The reaction among the parliamentary opposition to reinstating the death penalty was mixed. The Nationalist Action Party (MHP), which is vehemently opposed to the government’s “Kurdish opening,” saw a political opportunity to strike at Erdogan.
“Where was your conscience when the monster of Imrali was killing 40,000 people, when he was killing children? Where was your conscience when the death penalty was abolished?” MHP deputy and party spokesman Oktay Vural said during a May 2 press conference. Vural held up photos of children killed in raids by the Kurdistan Workers Party (PKK), the Kurdish separatist group that has been waging a campaign of terrorism in Turkey since the mid-1990s.
Vural’s “monster of Imrali” reference was directed at PKK leader Abdullah Ocalan — the Erdogan government’s key interlocutor in its “Kurdish opening” — who received a death sentence in 1999 after being nabbed by Turkish special forces in Kenya.
Ocalan’s sentence was never carried out and subsequently commuted after the death penalty was abolished. The MHP frequently uses this against the ruling Justice and Development Party (AKP). The irony is that Ocalan received his death sentence while the MHP was part of the coalition government of the day, which also abolished the death sentence for crimes other than treason.
Erdogan has used this in the past to hit back at the MHP. Yet, according to the MHP, the AKP government should have executed Ocalan before abolishing the death penalty for all crimes, including treason, in 2004. The sparring has continued between the two parties ever since.
The main opposition Republican People's Party (CHP), which brands itself as a center-of-left party, responded predictably to the current debate, stating it is categorically opposed to the death penalty under any condition. Aylin Nazliaka, a CHP deputy and spokeswoman, told attendees of a May 2 press conference in Ankara that they opposed the death sentence because of the basic right to life.
“We are against anything that prevents the exercise of this basic right. We are against the death penalty under any condition. If there are so many child murders and murders of women, there is the need to take legal steps against this. Current laws and the way the state monitors these events are insufficient,” said Nazliaka.
While not taking an active part in the current debate, the pro-Kurdish Peace and Democracy Party (BDP) predictably stated it was against the death penalty, even though this has more to do with Ocalan and the party's links through family ties to PKK militants.
Regardless of the debate following the horrible murder of innocent children, which also covers the equally horrible crimes committed against women, few expect a reinstatement of the death penalty in Turkey anytime soon.
Already under the critical eye of the West, which sees Turkey turning increasingly away from European standards of democracy and law, it is unlikely that the Erdogan government will risk further censure by going down that path — whatever its beliefs on the matter. But it is not only reactions from the West that the government has to consider.
Despite the public outcry and calls for the death penalty that follow dreadful crimes — a phenomenon that is also not alien to the West — the Turkish public has rarely been at ease with this penalty, which in the past never stopped terrible crimes from being committed anyway.

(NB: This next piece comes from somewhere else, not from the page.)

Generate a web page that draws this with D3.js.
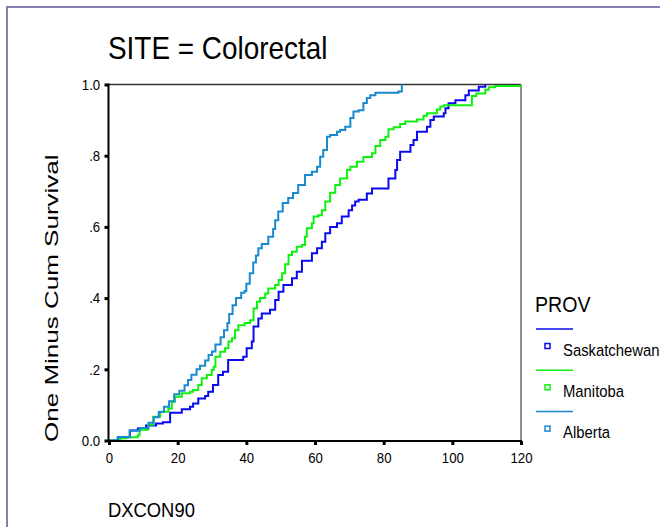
<!DOCTYPE html>
<html>
<head>
<meta charset="utf-8">
<script src="https://cdn.jsdelivr.net/npm/d3@7/dist/d3.min.js"></script>
<style>
  body { margin: 0; background: #fff; }
  svg text { font-family: "Liberation Sans", Arial, sans-serif; fill: #000; }
</style>
</head>
<body>
<svg id="chart" width="660" height="527"></svg>
<script>
// step points (time, cumulative proportion)
var sasTime = [0,2.7,6.1,8.4,10.8,13.7,15.7,17.8,21.2,23.6,24.5,26,28,28.9,30.3,31.8,33.2,34.7,39.1,40.1,41.6,42.1,43.5,44.5,46.9,48.4,49.4,50.8,53.3,54.7,56.2,59.1,60.6,62,63,64.4,66.4,67.8,69.8,70.8,71.7,72.7,75.1,76.6,81.4,83.4,83.9,84.8,87.8,88.7,89.7,92.6,93.6,94.6,97.5,98,98.9,100.9,103.8,104.8,107.7,109.6];
var sasValue = [0,0.009,0.028,0.034,0.042,0.048,0.051,0.078,0.088,0.095,0.104,0.118,0.125,0.137,0.156,0.184,0.193,0.226,0.235,0.259,0.278,0.32,0.343,0.357,0.367,0.395,0.418,0.437,0.456,0.474,0.505,0.526,0.54,0.558,0.582,0.60,0.61,0.629,0.647,0.66,0.671,0.676,0.694,0.708,0.736,0.76,0.788,0.811,0.83,0.844,0.867,0.881,0.9,0.91,0.919,0.933,0.947,0.956,0.97,0.983,0.994,1.0];

var manTime = [0,3.3,5.1,8.4,8.9,11.4,12.9,14.9,17.3,18.3,19.2,21.2,23.6,24.5,26,27,28.5,29.9,30.5,31,32.4,33.8,34.8,35.8,36.7,37.7,39.5,41.1,42.1,43.1,44,45.5,46.4,48.4,49.4,50.4,51.3,52.3,53.3,54.7,56.2,57.1,57.6,59.1,59.6,61,62,63,64.4,65.9,67.3,69.3,70.3,72.2,74.1,76.6,77.6,79,80.5,81.4,82.9,84.8,86.3,89.7,91.6,92.6,95.5,96.5,97.5,105.7,107,109.6,110.6,112.5,119.8];
var manValue = [0,0.006,0.009,0.015,0.03,0.044,0.067,0.081,0.09,0.109,0.123,0.133,0.137,0.142,0.156,0.175,0.184,0.198,0.207,0.235,0.249,0.259,0.278,0.287,0.31,0.324,0.33,0.338,0.371,0.39,0.40,0.413,0.427,0.437,0.451,0.47,0.495,0.521,0.53,0.544,0.549,0.572,0.596,0.61,0.629,0.633,0.647,0.671,0.696,0.718,0.736,0.76,0.769,0.783,0.796,0.807,0.827,0.844,0.853,0.874,0.88,0.889,0.896,0.902,0.912,0.919,0.93,0.938,0.942,0.968,0.975,0.985,0.992,0.996,1.0];

var albTime = [0,2.5,6,9,11.5,13,14.5,16,17.5,19,20.5,22,23,24,25.5,26.5,28,29,30,31,32.5,33.5,34.5,35,36,37,38.5,39.5,40,41,42,42.8,43.5,44.5,46.4,47.8,48.4,49.3,50.6,52.2,53.6,55.1,57.1,59.1,60.6,61.5,62.4,63.5,64.4,66.4,67.3,68.8,70.3,71.2,72.7,74.1,75.1,76.1,77.6,84.3,85.3];
var albValue = [0,0.01,0.028,0.035,0.05,0.065,0.08,0.095,0.11,0.13,0.14,0.155,0.17,0.185,0.2,0.21,0.225,0.24,0.25,0.27,0.29,0.31,0.33,0.355,0.38,0.40,0.415,0.42,0.44,0.47,0.50,0.52,0.54,0.552,0.572,0.594,0.619,0.643,0.667,0.681,0.695,0.718,0.746,0.755,0.769,0.797,0.816,0.853,0.858,0.867,0.872,0.881,0.906,0.924,0.928,0.948,0.962,0.970,0.977,0.98,1.0];

var provNames = ["Saskatchewan", "Manitoba", "Alberta"];
var provColors = ["#0a0af0", "#10f010", "#1a8ad0"];
var xTicks = [0, 20, 40, 60, 80, 100, 120];
var yTicks = [0, 0.2, 0.4, 0.6, 0.8, 1.0];
var yTickLabels = ["0.0", ".2", ".4", ".6", ".8", "1.0"];

var series = [
    d3.zip(sasTime, sasValue),
    d3.zip(manTime, manValue),
    d3.zip(albTime, albValue)
];

var svg = d3.select("#chart");

// outer frame (runs off the right and bottom edges)
svg.append("path")
    .attr("d", "M7,540 L7,7 L670,7")
    .attr("fill", "none")
    .attr("stroke", "#8a7db4")
    .attr("stroke-width", 2);

var x = d3.scaleLinear().domain([0, 120]).range([109, 521]);
var y = d3.scaleLinear().domain([0, 1]).range([440.5, 84.5]);

// title
svg.append("text")
    .attr("transform", "translate(108,59) scale(0.9,1)")
    .style("font-size", "31px")
    .text("SITE = Colorectal");

// plot box: thin top/right, thick left/bottom
svg.append("line")
    .attr("x1", x(0)).attr("x2", x(120)).attr("y1", y(1)).attr("y2", y(1))
    .attr("stroke", "#333").attr("stroke-width", 1.5);
svg.append("line")
    .attr("x1", x(120)).attr("x2", x(120)).attr("y1", y(1)).attr("y2", y(0))
    .attr("stroke", "#222").attr("stroke-width", 1);

// curves
var line = d3.line()
    .x(function(d) { return x(d[0]); })
    .y(function(d) { return y(d[1]); })
    .curve(d3.curveStepAfter);

svg.append("g")
    .selectAll("path")
    .data(series)
    .enter()
    .append("path")
    .attr("d", line)
    .attr("fill", "none")
    .attr("stroke", function(d, i) { return provColors[i]; })
    .attr("stroke-width", 2);

// axes
var yAxis = svg.append("g")
    .attr("transform", "translate(108.5,0)")
    .call(d3.axisLeft(y).tickValues(yTicks)
        .tickFormat(function(d, i) { return yTickLabels[i]; })
        .tickSize(4).tickPadding(4));
var xAxis = svg.append("g")
    .attr("transform", "translate(0,441)")
    .call(d3.axisBottom(x).tickValues(xTicks).tickSize(4).tickPadding(7));

[yAxis, xAxis].forEach(function(ax) {
    ax.select(".domain").remove();
    ax.selectAll(".tick line").attr("stroke", "#000").attr("stroke-width", 3);
    ax.selectAll(".tick text").style("font-size", "15px").attr("fill", "#000");
});
yAxis.selectAll(".tick text").attr("transform", "scale(0.88,1)").attr("x", -9.5);
xAxis.selectAll(".tick text").attr("transform", "scale(0.88,1)");

svg.append("line")
    .attr("x1", 108.5).attr("x2", 108.5).attr("y1", y(1) - 1).attr("y2", 442)
    .attr("stroke", "#000").attr("stroke-width", 2);
svg.append("line")
    .attr("x1", 107.5).attr("x2", x(120) + 1).attr("y1", 441).attr("y2", 441)
    .attr("stroke", "#000").attr("stroke-width", 2);

// axis titles
svg.append("text")
    .attr("transform", "translate(58,442) rotate(-90) scale(1.37,1)")
    .style("font-size", "19px")
    .text("One Minus Cum Survival");
svg.append("text")
    .attr("transform", "translate(108,517) scale(0.92,1)")
    .style("font-size", "20px")
    .text("DXCON90");

// legend
var legend = svg.append("g");
legend.append("text")
    .attr("transform", "translate(535,311.5) scale(0.89,1)")
    .style("font-size", "22px")
    .text("PROV");

var item = legend.selectAll("g.item")
    .data(provNames)
    .enter()
    .append("g")
    .attr("class", "item")
    .attr("transform", function(d, i) { return "translate(0," + (i * 41.3) + ")"; });
item.append("line")
    .attr("x1", 536).attr("x2", 573).attr("y1", 329).attr("y2", 329)
    .attr("stroke", function(d, i) { return provColors[i]; })
    .attr("stroke-width", 1.5);
item.append("rect")
    .attr("x", 545).attr("y", 343.5).attr("width", 5).attr("height", 5)
    .attr("fill", "#fff")
    .attr("stroke", function(d, i) { return provColors[i]; })
    .attr("stroke-width", 1.5);
item.append("text")
    .attr("transform", "translate(563,355.5) scale(0.9,1)")
    .style("font-size", "16.5px")
    .text(function(d) { return d; });
</script>
</body>
</html>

The need for “closure” — as it is politely put in the United States, where the death penalty exists in many states — for affected families is very real and cannot be denied. Whether there can ever be closure for people who lose loved ones in such brutal ways is also questionable.
This has little to do with how advanced and educated a society is. There is, after all, the recent example from Iran of the mother who found peace after forgiving her son's killer just before he was to be hanged.
Life provides few answers for such terrible dilemmas.